President Obama is hitting the road this week with a Supreme Court victory on health care at his back, making a whistle-stop bus tour through two of the election's most hotly contested states: Ohio and Pennsylvania.

The bus tour, the first of the president's re-election campaign, was originally orchestrated to allow Obama to connect with middle-class voters unable to attend the high-dollar fundraisers at which Obama spend most of his campaign time this year.

Now that the nation's highest court upheld his health care law, Obama can also use the two-day trek to tout the law's most popular provisions and rebuke Republicans who oppose it.

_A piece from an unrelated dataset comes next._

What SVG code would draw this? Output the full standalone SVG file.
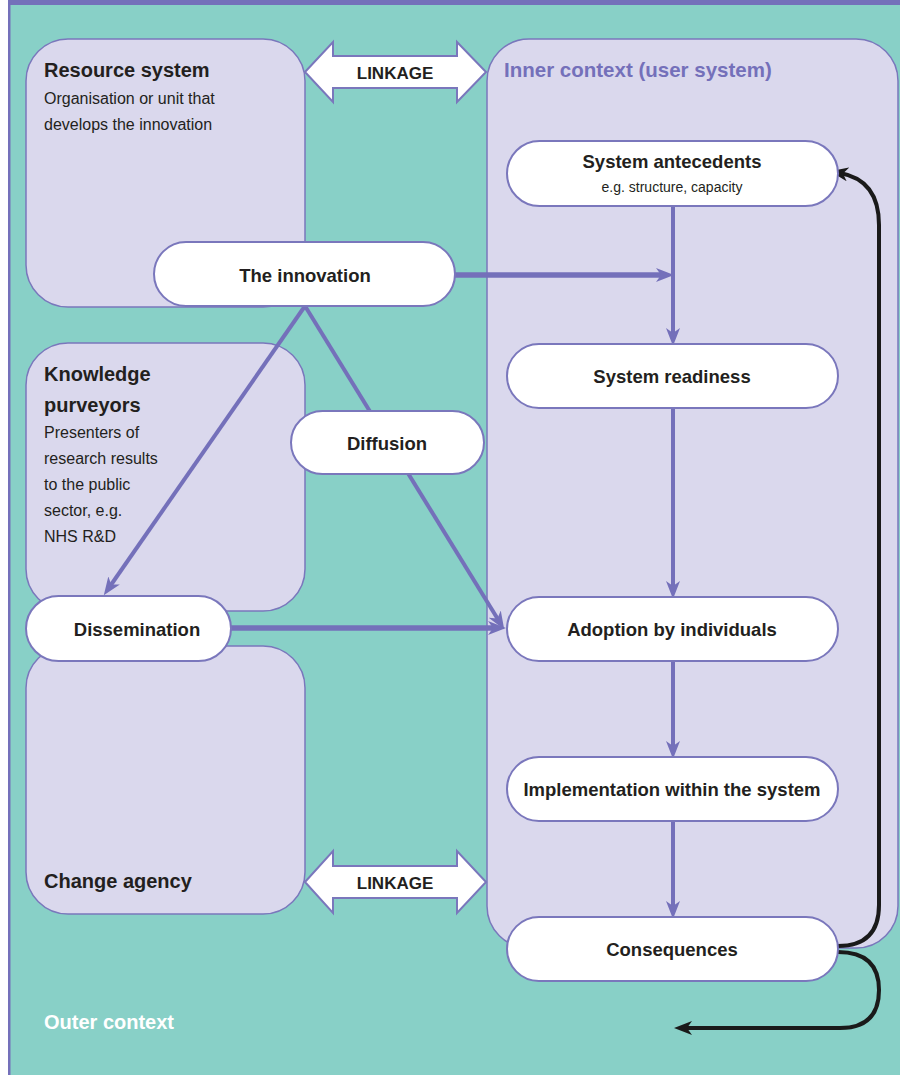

Obama aides say the court's ruling has even freed the president to talk about one of the law's most unpopular provision, the individual mandate that requires everyone to buy health insurance or pay a penalty.

Obama is expected to offer voters plenty of reminders that the mandate was modeled after a law that his Republican opponent, Mitt Romney, implemented as governor of Massachusetts.

"It is important to remember this," said White House spokesman Jay Carney, "that the penalty ... is modeled exactly on the penalty that exists in the health care reform that was promoted and signed into law by Gov. Romney in Massachusetts."

Democrats are eager to make the connection with Romney after the court ruled that the mandate amounts to a tax, opening a whole new line of attack for Romney and the Republicans.

The White House has already started pushing back on those claims, with Carney claiming that anyone who calls the provision a tax is lying.

"They're not telling the truth," Carney said of Republicans.

Administration officials say the mandate isn't a tax because people have the option of buying insurance or paying a penalty. Taxes, they noted, are not optional.

"This is not -- you can call it what you want, but it is affecting 1 percent of the population, because most people either have health insurance or will do the responsible thing, and if they can afford health insurance they will purchase it," Carney said.

While Obama motors through Ohio and Pennsylvania -- two states he won in 2008 only to see his popularity drop to below 50 percent in both -- House Republicans back in Washington will be gearing up for a July 11 vote against his health care law.

Obama will use his time on the campaign trail to cast Republicans as obsessed with the past while he remains focused on the future. Republicans, meanwhile, will be arguing that Obama is spending more time campaigning when he should be governing.

The last time Obama rode a bus was last August, after the federal government had nearly defaulted on its debt and Obama's approval ratings had tanked to an all-time low.

Obama took a lot of heat for that trip, which the White House billed as an opportunity for him to talk with the people about jobs and the economy. Romney at the time dubbed the trip the "magical misery tour" and said Obama appears "more interested in campaigning in swing states than working to solve the economic crisis that is crushing the middle class."